Nau.ch: Welches war aus Deiner Sicht die bisher beste Kolumne?
Urech: Die erste Kolumne «Christen sind Heuchler» war mein persönliches Highlight. Es war so unglaublich, was da an diesem Abend abgegangen ist. Und alles so neu. Ich hätte nie mit soviel Feedback gerechnet.
Zbinden: Die Kolumne «Bitte beten Sie für Alain Berset» im Januar 2021 wurde sogar 250'000 Mal angeklickt.
Urech: Hoffentlich haben viele davon für ihn gebetet.
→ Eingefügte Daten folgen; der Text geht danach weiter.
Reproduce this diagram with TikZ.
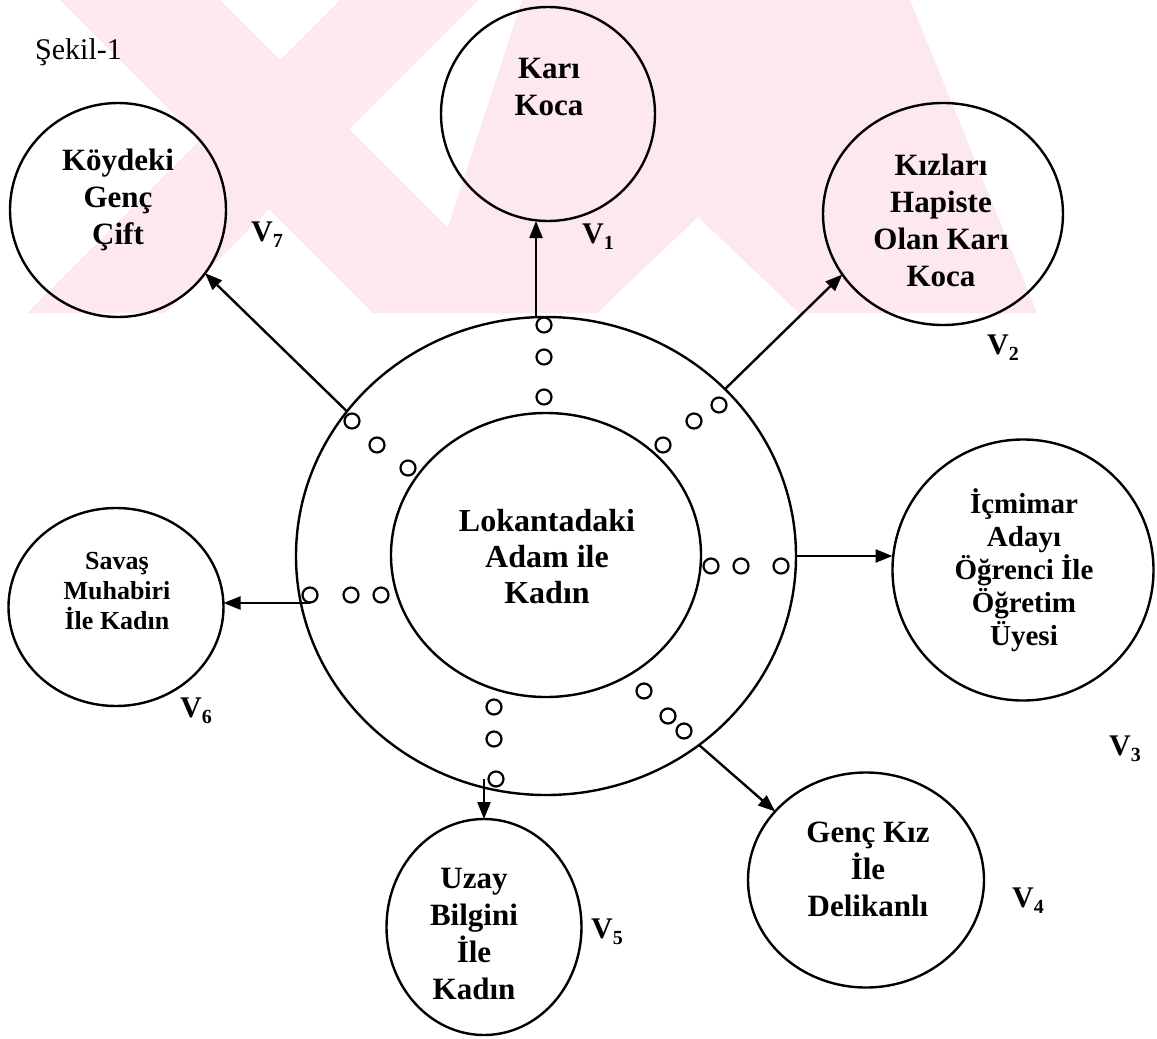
\documentclass[tikz,border=0pt]{standalone}
\usepackage{fontspec}
\setmainfont{Liberation Serif}
\usetikzlibrary{shapes.geometric,arrows.meta}
\definecolor{wm}{RGB}{252,232,237}
\begin{document}
\begin{tikzpicture}[x=1pt,y=-1pt,
  ring/.style={draw,ellipse,line width=2.4pt,inner sep=0pt,outer sep=0pt},
  dot/.style={draw,circle,line width=2.2pt,minimum size=15pt,inner sep=0pt,outer sep=0pt},
  lbl/.style={font=\fontsize{31}{37}\selectfont\bfseries,align=center,inner sep=0pt},
  small/.style={font=\fontsize{26}{30}\selectfont\bfseries,align=center,inner sep=0pt},
  mid/.style={font=\fontsize{29}{33}\selectfont\bfseries,align=center,inner sep=0pt},
  vl/.style={font=\fontsize{30}{30}\selectfont\bfseries,inner sep=0pt},
  arr/.style={line width=2.4pt,-{Triangle[length=17pt,width=13pt]}}]
\useasboundingbox (0,0) rectangle (1157,1039);
% watermark
\begin{scope}
\clip (0,0) rectangle (1157,313);
\fill[wm] (60,0) -- (220,0) -- (533,313) -- (373,313) -- cycle;
\fill[wm] (340,0) -- (478,0) -- (165,313) -- (27,313) -- cycle;
\fill[wm] (522,0) -- (746,0) -- (698,217) -- (597,313) -- (420,313) -- cycle;
\fill[wm] (746,0) -- (813,0) -- (910,0) -- (1037,313) -- (799,313) -- (698,217) -- cycle;
\end{scope}
% title
\node[anchor=west,font=\fontsize{30}{30}\selectfont,inner sep=0pt] (title) at (35,52) {Şekil-1};
% rings
\node[ring,minimum width=500pt,minimum height=478pt] (outer) at (546,556) {};
\node[ring,minimum width=310pt,minimum height=284pt] (inner) at (546,555) {};
\node[lbl,font=\fontsize{32}{36}\selectfont\bfseries] (tin) at (547,557) {Lokantadaki\\Adam ile\\Kadın};
% outer nodes
\node[ring,minimum width=214pt,minimum height=214pt] (kari) at (548,114) {};
\node[lbl] (tkari) at (549,87) {Karı\\Koca};
\node[ring,minimum width=240pt,minimum height=222pt] (kiz) at (943,214) {};
\node[lbl] (tkiz) at (941,220) {Kızları\\Hapiste\\Olan Karı\\Koca};
\node[ring,minimum width=261pt,minimum height=261pt] (ic) at (1023,570) {};
\node[mid] (tic) at (1024,570) {İçmimar\\Adayı\\Öğrenci İle\\Öğretim\\Üyesi};
\node[ring,minimum width=236pt,minimum height=215pt] (genc) at (866,880) {};
\node[lbl] (tgenc) at (868,869) {Genç Kız\\İle\\Delikanlı};
\node[ring,minimum width=195pt,minimum height=216pt] (uzay) at (484,927) {};
\node[lbl] (tuzay) at (474,934) {Uzay\\Bilgini\\İle\\Kadın};
\node[ring,minimum width=215pt,minimum height=198pt] (savas) at (116,607) {};
\node[small] (tsavas) at (117,591) {Savaş\\Muhabiri\\İle Kadın};
\node[ring,minimum width=216pt,minimum height=214pt] (koy) at (118,210) {};
\node[lbl] (tkoy) at (118,200) {Köydeki\\Genç\\Çift};
% V labels
\node[vl] (v1) at (598,237) {V\raisebox{-6pt}{\fontsize{20}{20}\selectfont 1}};
\node[vl] (v2) at (1003,348) {V\raisebox{-6pt}{\fontsize{20}{20}\selectfont 2}};
\node[vl] (v3) at (1125,749) {V\raisebox{-6pt}{\fontsize{20}{20}\selectfont 3}};
\node[vl] (v4) at (1028,901) {V\raisebox{-6pt}{\fontsize{20}{20}\selectfont 4}};
\node[vl] (v5) at (607,932) {V\raisebox{-6pt}{\fontsize{20}{20}\selectfont 5}};
\node[vl] (v6) at (196,711) {V\raisebox{-6pt}{\fontsize{20}{20}\selectfont 6}};
\node[vl] (v7) at (267,235) {V\raisebox{-6pt}{\fontsize{20}{20}\selectfont 7}};
% small circles
\node[dot] (a1) at (544,325) {};
\node[dot] (a2) at (544,357) {};
\node[dot] (a3) at (544,397) {};
\node[dot] (b1) at (719,405) {};
\node[dot] (b2) at (694,421) {};
\node[dot] (b3) at (663,445) {};
\node[dot] (c1) at (711,566) {};
\node[dot] (c2) at (741,566) {};
\node[dot] (c3) at (781,566) {};
\node[dot] (d1) at (644,691) {};
\node[dot] (d2) at (668,716) {};
\node[dot] (d3) at (684,731) {};
\node[dot] (e1) at (494,707) {};
\node[dot] (e2) at (494,739) {};
\node[dot] (e3) at (496,779) {};
\node[dot] (f1) at (310,595) {};
\node[dot] (f2) at (351,595) {};
\node[dot] (f3) at (381,595) {};
\node[dot] (g1) at (352,421) {};
\node[dot] (g2) at (377,445) {};
\node[dot] (g3) at (408,468) {};
% connectors
\coordinate (s1) at (536,318);
\draw[arr] (s1) -- (s1 |- kari.south);
\draw[arr] (outer.43) -- (kiz.211);
\draw[arr] (outer.east) -- (outer.east -| ic.west);
\draw[arr] (outer.-51) -- (genc.143);
\draw[arr] (e3.center -| uzay.north) -- (uzay.north);
\coordinate (s6) at (310,603);
\draw[arr] (s6) -- (s6 -| savas.east);
\draw[arr] (outer.144) -- (koy.-36);
\end{tikzpicture}
\end{document}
Beten statt schimpfen, ist immer effektiver.
Nau.ch: Letzte Frage: Wie feiert der Halleluja-Kolumnist Weihnachten?
Urech: Am Heiligabend feiere ich mit meiner Frau und unseren zwei Kindern in unserer Stube. Wir freuen uns sehr darauf, vor allem unser älterer Sohn, wegen den Geschenken.
Nau.ch: Und was kriegt Sam Urech als Geschenk?
Zbinden: Ein solches Jubiläum muss natürlich gefeiert werden. Eine gute Flasche Wein ist schon unterwegs. Danke, Sam!